An error occurs: UnboundLocalError: local variable 'a' referenced before assignment. Namely, in the function f() the identifier a becomes a local variable, since the function contains the command which modifies the variable a. The modifying instruction will never be executed, but the interpreter won't check it. Therefore, when you try to print the variable a, you appeal to an uninitialized local variable.

If you want a function to be able to change some variable, you must declare this variable inside the function using the keyword global:

def f():
    global a
    a = 1
    print(a)

a = 0
f()
print(a)

This example will print the output of 1 1, because the variable a is declared as global, and changing it inside the function causes the change of it globally.

However, it is better not to modify values of global variables inside a function. If your function must change some variable, let it return this value, and you choose when calling the function explicitly assign a variable to this value. If you follow these rules, the functions' logic works independent of the code logic, and thus such functions can be easily copied from one program to another, saving your time.

For example, suppose your program should calculate the factorial of the given number that you want to save in the variable f. Here's how you should not do it:

def factorial(n):
    global f
    res = 1
    for i in range(2, n + 1):
        res *= i
    f = res

n = int(input())
factorial(n)
print(f)
# doing other stuff with variable f

This is the example of bad code, because it's hard to use another time. If tomorrow you need another program to use the function "factorial", you will not be able to just copy this function from here and paste in your new program. You will have to ensure that that program doesn't contain the variable f.

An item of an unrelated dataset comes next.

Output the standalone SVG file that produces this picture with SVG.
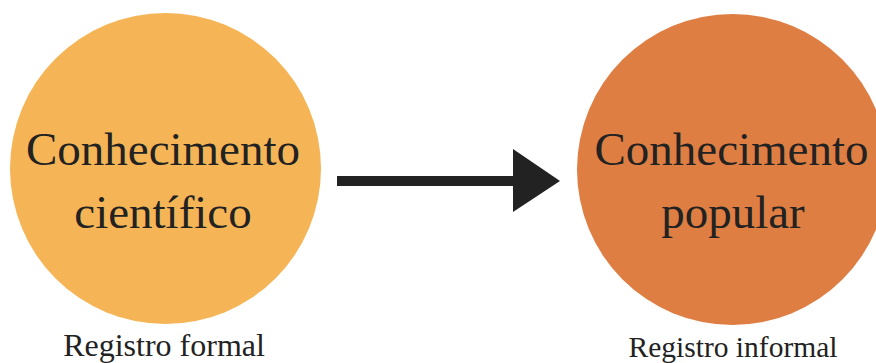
<svg xmlns="http://www.w3.org/2000/svg" width="876" height="363" viewBox="0 0 876 363">
<style>
.t{font-family:'Liberation Serif', 'Times New Roman', Times, serif;fill:#222;text-anchor:middle}
.big{font-size:47px}
</style>
<rect width="876" height="363" fill="#fff"/>
<g id="node-cientifico">
<circle cx="165.5" cy="168.5" r="155.5" fill="#F5B556"/>
<text class="t big" x="163" y="165">Conhecimento</text>
<text class="t big" x="163" y="228">científico</text>
<text class="t" x="164" y="356" font-size="32">Registro formal</text>
</g>
<g id="node-popular">
<circle cx="732.5" cy="169.5" r="155.5" fill="#DE7E43"/>
<text class="t big" x="731.5" y="165">Conhecimento</text>
<text class="t big" x="733" y="228">popular</text>
<text class="t" x="733" y="357" font-size="29.5">Registro informal</text>
</g>
<g id="connectors">
<rect x="337" y="176" width="177" height="10" fill="#222"/>
<polygon points="513,149 560,181 513,212" fill="#222"/>
</g>
</svg>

It is much better to rewrite this example as follows:

# start of chunk of code that can be copied from program to program
def factorial(n):
    res = 1
    for i in range(2, n + 1):
        res *= i
    return res
# end of piece of code

n = int(input())
f = factorial(n)
print(f)
# doing other stuff with variable f

It is useful to say that functions can return more than one value. Here's the example of returning a list of two or more values:

return [a, b]

You can call the function of such list and use it in multiple assignment:

n, m = f(a, b)

3. Recursion

As we saw above, a function can call another function. But functions can also call itself! To illustrate it, consider the example of the factorial-computing function. It is well known that 0!=1, 1!=1. How to calculate the value of n! for large n? If we were able to calculate the value of (n-1)!, then we easily compute n!, since n!=n⋅(n-1)!. But how to compute (n-1)!? If we have calculated (n-2)!, then (n-1)!=(n-1)⋅(n-2)!. How to calculate (n-2)!? If... In the end, we get to 0!, which is equal to 1. Thus, to calculate the factorial we can use the value of the factorial for a smaller integer. This calculation can be done using Python:

def factorial(n):
    if n == 0:
        return 1
    else:
        return n * factorial(n - 1)

print(factorial(5))

The situation when function calls itself is called recursion, and such function is called recursive.

Recursive functions are powerful mechanism in programming. Unfortunately, they are not always effective and often lead to mistakes. The most common error is infinite recursion, when the chain of function calls never ends (well, actually, it ends when you run out of free memory in your computer). An example of infinite recursion:

def f():
    return f()
The two most common reasons causing infinite recursion:
  1. Incorrect stopping condition. For example, if in the factorial-calculating program we forget to put the check if n == 0, then factorial(0) will call factorial(-1), that will call factorial(-2), etc.
  2. Recursive call with incorrect parameters. For example, if the function factorial(n) calls the function factorial(n), we will also obtain an infinite chain of calls.

Therefore, when coding a recursive function, it is first necessary to ensure it will reach its stopping conditions — to think why your recursion will ever end.